Jacques Demy was bisexual. In 1958, Jacques Demy and Agnès Varda met at a short film festival in Tours. The two married in 1962. They had a son together, Mathieu Demy (born 1972), and Demy also adopted Varda's daughter, Rosalie Varda (born 1958), whom she had with Antoine Bourseiller in a previous relationship. Together, Demy and Varda owned a home in Paris and another property with an old mill on the Noirmoutier Island in Vendée, where the shots of Demy on a beach in Jacquot de Nantes (1991) were taken. The film is a version of Demy's autobiographical notebooks, an account of Demy's childhood and his lifelong love of theatre and cinema. Varda paid homage to her husband in Jacquot de Nantes, Les demoiselles ont eu 25 ans (1993), and L’Univers de Jacques Demy (1995).
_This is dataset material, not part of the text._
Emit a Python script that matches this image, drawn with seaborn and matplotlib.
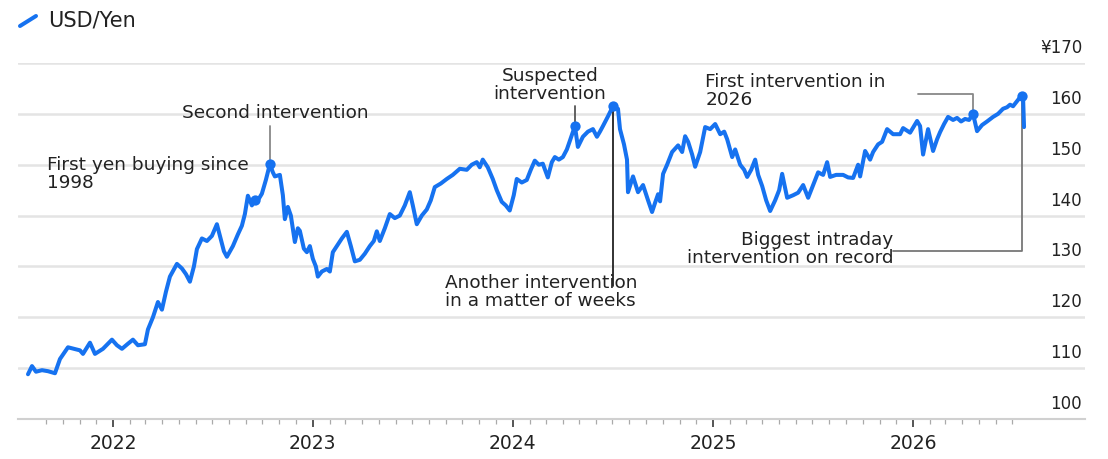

Demy died on October 27, 1990, at the age of 59. Originally, it was reported that he died of cancer, but in 2008 Varda revealed that Demy died of HIV/AIDS. He was buried at the Montparnasse Cemetery in Paris.

== Filmography ==
=== Film ===

| Year | English title | Director | Writer | Original title |
|---|---|---|---|---|
| 1961 | Lola | Yes | Yes |  |
| 1963 | Bay of Angels | Yes | Yes | La Baie des Anges |
| 1964 | The Umbrellas of Cherbourg | Yes | Yes | Les Parapluies de Cherbourg |
| 1967 | The Young Girls of Rochefort | Yes | Yes | Les Demoiselles de Rochefort |
| 1969 | Model Shop | Yes | Yes |  |
| 1970 | Donkey Skin | Yes | Yes | Peau d'Âne |
| 1972 | The Pied Piper | Yes | Yes |  |
| 1973 | A Slightly Pregnant Man | Yes | Yes | L'événement le plus important depuis que l'homme a marché sur la lune |
| 1979 | Lady Oscar | Yes | Yes |  |
| 1982 | A Room in Town | Yes | Yes | Une chambre en ville |
| 1985 | Parking | Yes | Yes |  |
| 1988 | The Turntable | Yes | Yes | La table tournante |
| 1988 | Three Seats for the 26th | Yes | Yes | Trois places pour le 26 |

=== Short films ===

| Year | English title | Director | Writer | Original title | Notes |
|---|---|---|---|---|---|
| 1951 | Dead Horizons | Yes | Yes | Les horizons morts |  |
| 1956 | The clog maker of the Loire Valley | Yes | Yes | Le sabotier du Val de Loire | Documentary short |
| 1957 | The Beautiful Indifferent | Yes | No | Le bel indifférent |  |
| 1958 | Grévin Museum | Yes | No | Musée Grévin |  |
| 1959 | Mother and Child | Yes | No | La mère et l'enfant |  |
| 1959 | Ars | Yes | Yes | Ars | Documentary short |
| 1962 | Lust | Yes | Yes | La luxure | An episode in The Seven Deadly Sins |

=== Television ===

| Year | English title | Director | Writer | Original title | Notes |
|---|---|---|---|---|---|
| 1980 | Break of Day | Yes | Yes | La Naissance du Jour | Part of Le roman du samedi. Television movie. |

== Awards and honors ==
- 1963 : Louis Delluc Prize for Les Parapluies de Cherbourg
- 1964 : Golden Palm at the Cannes Film Festival for Les Parapluies de Cherbourg

On 5 June 2019, on Demy's 88th birthday, he was honored with a Google Doodle.